Monsanto now operates in hundreds of markets, including fruit crops, cotton, chemicals and organic herbicides.

Plummer was asked whether it was advanced science or innovative business practices that ultimately made Monsanto a great company.

“I guess the answer is you need both,” he replied. “I worked with a group of scientists that made huge business contributions. I like to think I made a difference, too. I understood the science behind our best products, and that helped me drive the marketing more efficiently. It all wouldn’t have happened if Monsanto hadn’t integrated its science capabilities with the best business practices.”

At Monmouth, Plummer chose to major in economics because he enjoyed the heavy quantitative emphasis. But as he progressed as a scholar, he began to appreciate his business courses and added a minor in that field. Plummer actually began his professional career as the marketing manager for the seed division of a major competitor, but he said he was “disappointed in their approach.” When he heard about Monsanto’s aggressive plans in agriculture, he pursued a position at the rival company.

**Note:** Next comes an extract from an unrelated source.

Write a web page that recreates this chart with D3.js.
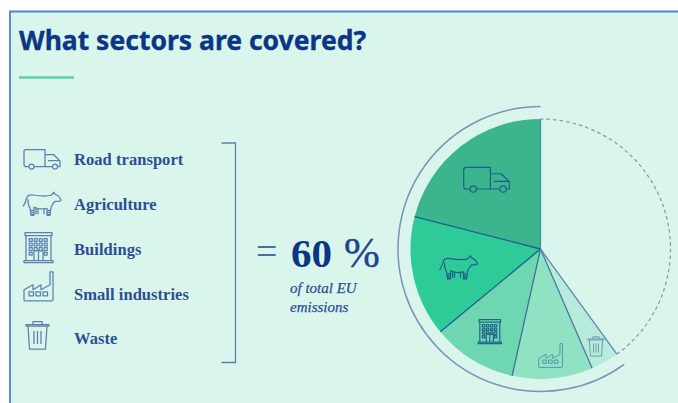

“I always was fascinated by scientific discovery and innovation, but I did not realize the leadership skills I had gained from being the football team captain and being a key member of my fraternity,” he said. “These experiences, along with my coursework, molded me into someone that could work with a lot of different personalities and backgrounds.”

Plummer is currently a consultant as well as an adjunct faculty member at the St. Louis University School of Business, where he earned his MBA. He also serves on SLU’s International Business Advisory Board.

“My intellectual curiosity was developed during my time at Monmouth College,” he said. “The college’s new science and business focus is the way to add value to one’s education in the future. Monmouth is going in the right direction with that focus – I am sure of it.”